The answer is multifaceted. The weather plays an important part and on a smaller scale gardener timing and plant selection. In regards to the weather, we would be able to predict blooming if we had a normal weather trend meaning a fall with a gradual cooling with no spikes in temperature or cold snaps.
Our past late fall and winter had both extreme cold snaps and unseasonably high temperatures. November 2019 had a sudden cold snap followed by high temperatures in December. This pushes new growth or flowering buds to swell making the plants “think” it’s time to flower.
Day length also plays a part in timing of the plants to bloom. After December 20 the days begin to get longer. This coupled with the cold November and warm December and January again makes the plant think it’s time to bloom.

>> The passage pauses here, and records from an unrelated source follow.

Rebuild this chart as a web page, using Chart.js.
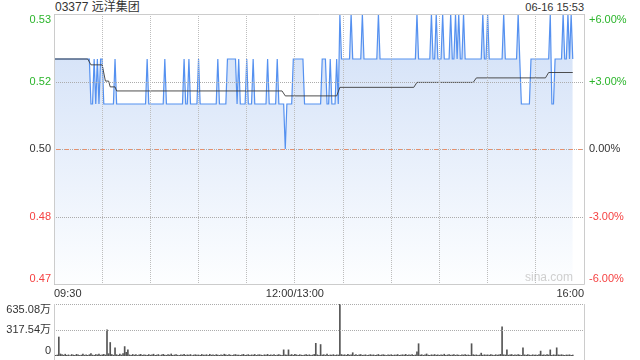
<!DOCTYPE html>
<html lang="zh">
<head>
  <meta charset="UTF-8">
  <title>03377 远洋集团</title>
  <script src="https://cdn.jsdelivr.net/npm/chart.js"></script>
  <style>
    body { margin: 0; width: 640px; height: 360px; background: #fff; position: relative; overflow: hidden;
           font-family: Arial, "Liberation Sans", "Noto Sans CJK SC", sans-serif; }
    canvas { position: absolute; left: 0; }
    #priceChart { top: 0; }
    #volChart { top: 300px; }
    .hd { position: absolute; top: 0; color: #333; line-height: 14px; }
    #title { left: 55px; font-size: 12px; }
    #stamp { right: 56px; font-size: 11px; }
  </style>
</head>
<body>
  <div class="hd" id="title">03377 远洋集团</div>
  <div class="hd" id="stamp">06-16 15:53</div>
  <canvas id="priceChart" width="640" height="300"></canvas>
  <canvas id="volChart" width="640" height="60"></canvas>

  <script>
    // minute prices from 09:30 (index 0) to 15:53, lunch break folded into 12:00/13:00
    const prices = [
      0.52,0.52,0.52,0.52,0.52,0.52,0.52,0.52,0.52,0.52,0.52,0.52,0.52,0.52,0.52,0.52,0.52,0.52,0.52,0.52,0.52,0.52,0.52,0.51,0.51,0.52,0.51,0.52,0.51,0.52,
      0.52,0.51,0.51,0.51,0.51,0.51,0.51,0.51,0.52,0.51,0.51,0.51,0.51,0.51,0.51,0.51,0.51,0.51,0.51,0.51,0.51,0.51,0.51,0.51,0.51,0.51,0.51,0.51,0.52,0.51,
      0.51,0.51,0.51,0.51,0.51,0.51,0.51,0.51,0.51,0.52,0.51,0.51,0.51,0.51,0.51,0.51,0.51,0.51,0.51,0.51,0.51,0.52,0.51,0.51,0.52,0.51,0.51,0.51,0.51,0.51,
      0.52,0.51,0.51,0.51,0.51,0.51,0.51,0.51,0.51,0.51,0.51,0.51,0.52,0.51,0.51,0.51,0.51,0.51,0.52,0.52,0.52,0.52,0.52,0.52,0.51,0.52,0.51,0.51,0.51,0.51,
      0.52,0.51,0.51,0.51,0.52,0.51,0.51,0.51,0.51,0.51,0.51,0.51,0.51,0.52,0.51,0.51,0.51,0.51,0.51,0.52,0.51,0.51,0.51,0.51,0.50,0.51,0.51,0.51,0.51,0.52,
      0.52,0.52,0.52,0.52,0.52,0.52,0.51,0.51,0.51,0.51,0.51,0.51,0.51,0.51,0.51,0.51,0.51,0.52,0.52,0.52,0.51,0.51,0.52,0.51,0.51,0.51,0.52,0.51,0.53,0.52,
      0.52,0.52,0.52,0.52,0.52,0.53,0.52,0.52,0.52,0.52,0.52,0.52,0.53,0.52,0.52,0.52,0.52,0.52,0.52,0.52,0.52,0.52,0.53,0.52,0.52,0.52,0.52,0.52,0.52,0.52,
      0.52,0.52,0.52,0.52,0.52,0.52,0.52,0.52,0.52,0.52,0.52,0.52,0.52,0.52,0.52,0.52,0.53,0.52,0.52,0.52,0.52,0.52,0.52,0.52,0.52,0.53,0.52,0.52,0.53,0.52,
      0.52,0.52,0.53,0.52,0.52,0.52,0.52,0.53,0.52,0.52,0.53,0.52,0.53,0.52,0.52,0.53,0.52,0.52,0.52,0.52,0.52,0.52,0.52,0.52,0.52,0.52,0.52,0.53,0.52,0.52,
      0.53,0.52,0.52,0.52,0.52,0.52,0.52,0.52,0.52,0.52,0.53,0.52,0.52,0.52,0.52,0.52,0.52,0.52,0.52,0.53,0.52,0.51,0.51,0.51,0.51,0.51,0.51,0.52,0.52,0.52,
      0.52,0.52,0.52,0.52,0.52,0.52,0.52,0.52,0.52,0.53,0.51,0.51,0.52,0.52,0.52,0.52,0.52,0.53,0.52,0.52,0.53,0.52,0.53,0.52
    ];

    // average price line, read where it changes
    const avgMinutes = [0, 21, 23, 30, 32, 34, 35, 38, 39, 142, 144, 176, 178, 224, 226, 261, 263, 306, 308, 323];
    const avgValues  = [0.52, 0.52, 0.5187, 0.5187, 0.5151, 0.5151, 0.5138, 0.5138, 0.5129, 0.5129, 0.5118, 0.5118,
                        0.5137, 0.5137, 0.5148, 0.5148, 0.5158, 0.5158, 0.517, 0.517];

    // minute volume, 万股
    const volumes = [
      18,8,12,232,25,16,10,22,8,14,6,18,12,9,20,15,7,11,24,10,13,8,16,30,12,9,18,14,22,10,
      14,20,12,320,28,165,18,10,100,16,9,22,12,30,115,45,75,14,8,19,11,16,7,13,20,9,15,12,8,18,
      10,15,22,8,12,18,6,14,20,11,9,16,12,25,8,13,17,10,7,15,12,20,9,14,11,18,6,12,16,10,
      13,8,19,12,10,16,7,21,11,14,9,17,12,8,15,10,22,13,9,16,11,7,14,18,10,12,8,15,20,9,
      12,17,9,14,10,19,8,13,16,11,7,15,12,20,9,14,10,18,8,12,16,11,9,75,14,10,75,12,18,9,
      20,14,9,16,11,8,13,18,10,15,7,12,19,155,14,9,140,12,16,10,22,8,13,11,17,9,14,12,635.08,18,
      12,15,9,20,11,14,40,10,16,8,13,18,9,12,15,7,11,17,10,14,8,12,19,9,13,16,10,7,14,11,
      16,9,13,11,18,8,12,15,10,20,9,14,11,17,8,13,50,150,12,16,9,14,25,11,8,15,12,18,10,13,
      9,14,11,22,8,13,16,10,12,18,9,15,11,7,14,12,17,10,13,8,150,16,11,14,9,12,35,10,15,12,
      14,10,18,12,9,16,11,13,20,355,15,12,75,10,14,18,9,13,11,16,12,8,100,14,10,17,12,9,15,11,
      13,9,16,60,11,14,10,18,12,75,9,15,11,100,14,10,16,12,8,13,11,15,9,12
    ];

    const prevClose = 0.50;
    const sessionMinutes = 330;
    const xGridMinutes = [0, 30, 60, 90, 120, 150, 180, 210, 240, 270, 300, 330];
    const xTickMinutes = [0, 150, 330];
    const xTickLabels = ['09:30', '12:00/13:00', '16:00'];
    const yTicks = [0.53, 0.515, 0.50, 0.485, 0.47];
    const leftTickLabels = ['0.53', '0.52', '0.50', '0.48', '0.47'];
    const rightTickLabels = ['+6.00%', '+3.00%', '0.00%', '-3.00%', '-6.00%'];
    const volTicks = [635.08, 317.54, 0];
    const volTickLabels = ['635.08万', '317.54万', '0'];

    const FONT = 'Arial, "Liberation Sans", "Noto Sans CJK SC", sans-serif';
    const UP = '#2bb52b', DOWN = '#f54242', FLAT = '#333';
    const GRID = '#bdbdbd';
    Chart.defaults.font.family = FONT;

    // dotted horizontal lines at the y ticks, on top of the fill
    const hGrid = {
      id: 'hGrid',
      afterDatasetsDraw(chart, args, opts) {
        const { ctx, chartArea: a } = chart;
        const y = chart.scales.y;
        ctx.save();
        ctx.strokeStyle = '#acacac';
        ctx.lineWidth = 1;
        ctx.setLineDash([1, 1]);
        opts.values.forEach(v => {
          const py = Math.round(y.getPixelForValue(v)) + 0.5;
          ctx.beginPath();
          ctx.moveTo(a.left, py);
          ctx.lineTo(a.right, py);
          ctx.stroke();
        });
        ctx.restore();
      }
    };

    // draws the tick texts on both sides, first one hangs below its line, last one sits above
    const sideLabels = {
      id: 'sideLabels',
      afterDraw(chart, args, opts) {
        const { ctx, chartArea } = chart;
        const y = chart.scales.y;
        ctx.save();
        ctx.font = '11px ' + FONT;
        opts.values.forEach((v, i) => {
          const py = y.getPixelForValue(v);
          ctx.textBaseline = i === 0 ? 'top' : (i === opts.values.length - 1 ? 'bottom' : 'middle');
          ctx.fillStyle = opts.colors[i];
          if (opts.left) { ctx.textAlign = 'right'; ctx.fillText(opts.left[i], chartArea.left - 3, py); }
          if (opts.right) { ctx.textAlign = 'left'; ctx.fillText(opts.right[i], chartArea.right + 5, py); }
        });
        ctx.restore();
      }
    };

    const frame = {
      id: 'frame',
      afterDraw(chart, args, opts) {
        const { ctx, chartArea: a } = chart;
        ctx.save();
        ctx.strokeStyle = '#cccccc';
        ctx.lineWidth = 1;
        ctx.beginPath();
        if (opts.box) {
          ctx.rect(Math.round(a.left) + 0.5, Math.round(a.top) + 0.5, Math.round(a.right - a.left), Math.round(a.bottom - a.top));
        } else {
          ctx.moveTo(Math.round(a.left) + 0.5, a.top); ctx.lineTo(Math.round(a.left) + 0.5, chart.height);
          ctx.moveTo(Math.round(a.right) + 0.5, a.top); ctx.lineTo(Math.round(a.right) + 0.5, chart.height);
        }
        ctx.stroke();
        ctx.restore();
      }
    };

    // previous close line and the watermark, laid over the filled area
    const baseLine = {
      id: 'baseLine',
      afterDatasetsDraw(chart) {
        const { ctx, chartArea: a } = chart;
        const py = Math.round(chart.scales.y.getPixelForValue(prevClose)) + 0.5;
        ctx.save();
        ctx.strokeStyle = '#e8906c';
        ctx.setLineDash([4, 5]);
        ctx.beginPath();
        ctx.moveTo(a.left + 2, py);
        ctx.lineTo(a.right, py);
        ctx.stroke();
        ctx.setLineDash([]);
        ctx.font = '12px ' + FONT;
        ctx.fillStyle = '#cfcfcf';
        ctx.textAlign = 'right';
        ctx.textBaseline = 'bottom';
        ctx.fillText('sina.com', a.right - 11, a.bottom);
        ctx.restore();
      }
    };

    new Chart(document.getElementById('priceChart'), {
      type: 'line',
      data: {
        datasets: [
          {
            label: '均价',
            data: avgMinutes.map((m, i) => ({ x: m, y: avgValues[i] })),
            borderColor: 'rgba(60,60,60,0.9)',
            borderWidth: 1,
            pointRadius: 0,
            fill: false
          },
          {
            label: '价格',
            data: prices.map((p, i) => ({ x: i, y: p })),
            borderColor: '#5591f0',
            borderWidth: 1.2,
            pointRadius: 0,
            fill: 'start',
            backgroundColor: (c) => {
              const a = c.chart.chartArea;
              if (!a) return 'rgba(0,0,0,0)';
              const g = c.chart.ctx.createLinearGradient(0, a.top, 0, a.bottom);
              g.addColorStop(0, '#d0dff7');
              g.addColorStop(1, '#fdfeff');
              return g;
            }
          }
        ]
      },
      options: {
        responsive: false,
        animation: false,
        layout: { padding: { top: 14, right: 56, left: 0, bottom: 0 } },
        plugins: {
          legend: { display: false },
          tooltip: { enabled: false },
          hGrid: { values: yTicks },
          sideLabels: {
            values: yTicks, left: leftTickLabels, right: rightTickLabels,
            colors: [UP, UP, FLAT, DOWN, DOWN]
          },
          frame: { box: true }
        },
        scales: {
          x: {
            type: 'linear', min: 0, max: sessionMinutes,
            afterBuildTicks: (s) => { s.ticks = xGridMinutes.map(v => ({ value: v })); },
            afterFit: (s) => { s.height = 16; },
            ticks: {
              autoSkip: false, maxRotation: 0, align: 'inner', padding: 3,
              color: '#333', font: { size: 11 },
              callback: (v) => { const k = xTickMinutes.indexOf(v); return k >= 0 ? xTickLabels[k] : ''; }
            },
            grid: { color: GRID, drawTicks: false, z: 1 },
            border: { display: false, dash: [1, 1] }
          },
          y: {
            min: 0.47, max: 0.53,
            afterFit: (s) => { s.width = 54; },
            ticks: { display: false },
            grid: { display: false },
            border: { display: false }
          }
        }
      },
      plugins: [hGrid, baseLine, sideLabels, frame]
    });

    new Chart(document.getElementById('volChart'), {
      type: 'bar',
      data: {
        datasets: [{
          label: '成交量',
          data: volumes.map((v, i) => ({ x: i, y: v })),
          backgroundColor: '#555',
          barThickness: 1
        }]
      },
      options: {
        responsive: false,
        animation: false,
        layout: { padding: { top: 4, right: 56, left: 0, bottom: 4 } },
        plugins: {
          legend: { display: false },
          tooltip: { enabled: false },
          hGrid: { values: volTicks.slice(0, 2) },
          sideLabels: { values: volTicks, left: volTickLabels, colors: [FLAT, FLAT, FLAT] },
          frame: { box: false }
        },
        scales: {
          x: { type: 'linear', min: 0, max: sessionMinutes, offset: false, display: false },
          y: {
            min: 0, max: 635.08,
            afterFit: (s) => { s.width = 54; },
            ticks: { display: false },
            grid: { display: false },
            border: { display: false }
          }
        }
      },
      plugins: [hGrid, sideLabels, frame]
    });
  </script>
</body>
</html>
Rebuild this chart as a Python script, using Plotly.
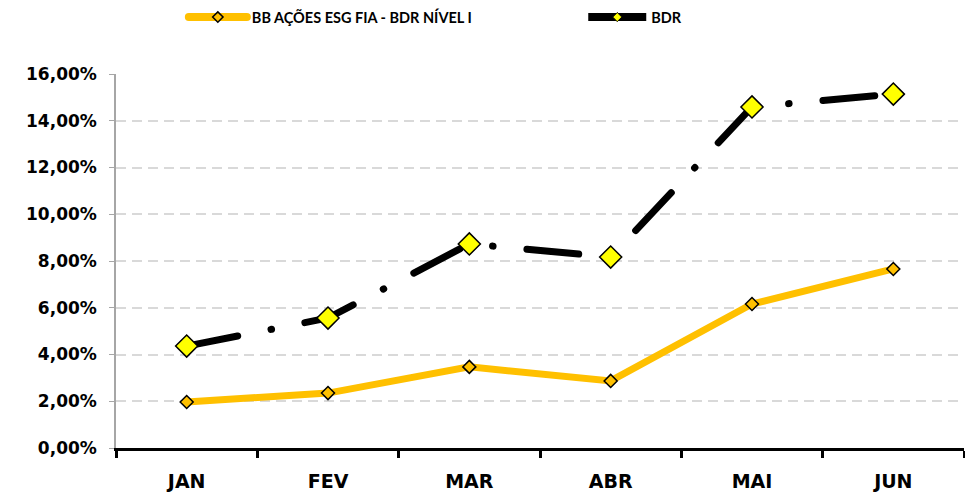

Spring weather plays a major part in how long the flowers will last on the Cherry Trees, tulip blooms and Japanese Magnolia blooms. If the weather is calm the blooms will last longer. If there is a lot of rain and wind the blooms will be gone or mostly gone with even one storm. Also at this time of year there is the possibility of a late frost and that would also destroy the blooms if they are already in full bloom and we receive a late frost.
The last factor on lasting bloom and when the plants will bloom is the gardeners
plant selection and timing on the planting. This mainly applies for bulbs such as the
Tulip. Bulbs come in three major categories; early, mid and late seasons. If the gardener
selects bulbs that are early blooming they are more susceptible to the weather conditions
previously described. So while late season bulbs are not the first to be seen their
flowers are going to have a longer bloom time.
Timing on planting bulbs is recommended from Thanksgiving to New Year’s Day. So
if the gardener planted right after Thanksgiving those bulbs will have seen an early bloom
time this year. If the gardener waited until December or January those bulbs will have remained dormant until spring.
So for the question of bloom time and longevity it is mainly up to Mother Nature. We as
gardeners have little influence other than species and planting time. Good luck and keep on gardening!